En los días finales de 2010, ciento cincuenta reos del penal estatal de Nuevo Laredo, Tamaulipas, pusieron pies en polvorosa. Salieron por una puerta lateral, como patrones, sin que nada ni nadie impidiera su fuga.

El evento provocó malestar entre las fuerzas federales desplegadas en la región. Los custodios del penal fueron detenidos y sometidos a interrogatorio. Y uno soltó una neta bien neta: “Sí, salían todos los días, pero siempre regresaban. No sabemos que pasó ahora”. Hasta preocupado parecía.

Por las mismas fechas, en Gómez Palacio, Durango, pasaba algo similar. Unos reos más bien libres salían diario de una prisión, llevándose armas y vehículos de los custodios, masacraban a unos rivales en bares de Torreón, y luego regresaban para un merecido descanso a sus celdas. Mientras tanto, la directora del penal era nombrada Mujer del Año en Durango (les juro que eso pasó).

Además, en esto de las cárceles, no sólo es que Mahoma va a la montaña, sino que la montaña va a Mahoma. Los reos, los que mandan al menos, se avituallan de todo lo necesario para una cómoda existencia en prisión. Hace poco, en el penal de Aguaruto en Sinaloa, se descubrió que el hijo de Juan José El Azul Esparragoza tenía en su celda (por decirle de algún modo) sala, pantalla plana, celular, drogas al por mayor y acceso a sexoservidoras. Y se descubrió porque el muy ingrato decidió escaparse de cualquier modo.

No se trata, además, de sólo darle comodidades a los jefes. También hay que repartirle algo a la comunidad. Como una fiesta, por ejemplo, con Buchanan’s, cheves, comilona y música viva, a cargo de los Buchones de Culiacán. Todo cortesía de Don Chelo, consuegro de Nemesio Oseguera, El Mencho, líder de Cártel de Jalisco Nueva Generación. Todo en el penal estatal de Puente Grande, Jalisco (no en el federal, de donde se escapó El Chapo). Todo a plena vista de custodios y administradores de la prisión, hace pocos meses.

¿Por qué nos siguen pasando estas cosas? ¿Por qué el autogobierno es la norma y no la excepción en nuestras cárceles? Hace algunos años, hubiera puesto a la sobrepoblación como causa primera del desastre penitenciario. Pero esa excusa es cada vez menos válida. Todavía hay más reos que espacios en el sistema, pero la brecha se está cerrando, gracias (en buena medida) al nuevo sistema de justicia penal. De hecho, 2016 fue el primer año en más de dos décadas con una disminución en el número de presos. Además, en estados como Tamaulipas, no hay y no ha habido sobrepoblación carcelaria.

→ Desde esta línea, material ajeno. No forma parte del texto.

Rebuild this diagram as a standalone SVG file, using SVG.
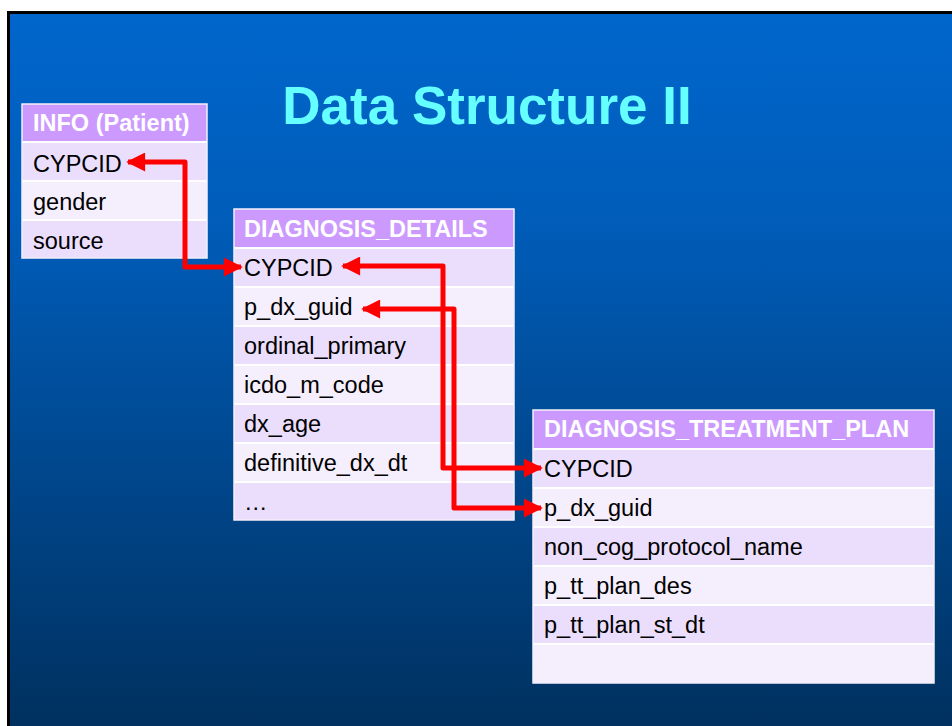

Lo que hay y ha habido es un desmadre. Reos federales, de altísima peligrosidad, mezclados promiscuamente con presos del fuero común. Muy pocos custodios para el número de prisioneros, además de mal pagados, mal entrenados, mal equipados, mal motivados y mal supervisados. Muy malas instalaciones, viejas, desactualizadas, con poca tecnología. Muy poco presupuesto para el tamaño del reto. Muy poca vigilancia (si es que alguna) de cualquier ente externo.

Y sí, el sistema federal es mejor. Pero no lo suficiente bueno para evitar que un narco con dedicación y recursos se fugue por un túnel, sin que nadie reaccione durante casi una hora.

La realidad es que a nadie le importan las cárceles. Salvo a los delincuentes. No es casualidad por tanto que ellos sean los que allí manden.

¿Qué hacemos entonces? Pues le dedicamos más recursos y más atención y más supervisión al asunto. O nos acostumbramos a más fugas y más pachangas y más masacres.

Dicho de otro modo, empezamos a gobernar las prisiones o nos resignamos a que desde las prisiones nos gobiernen los criminales.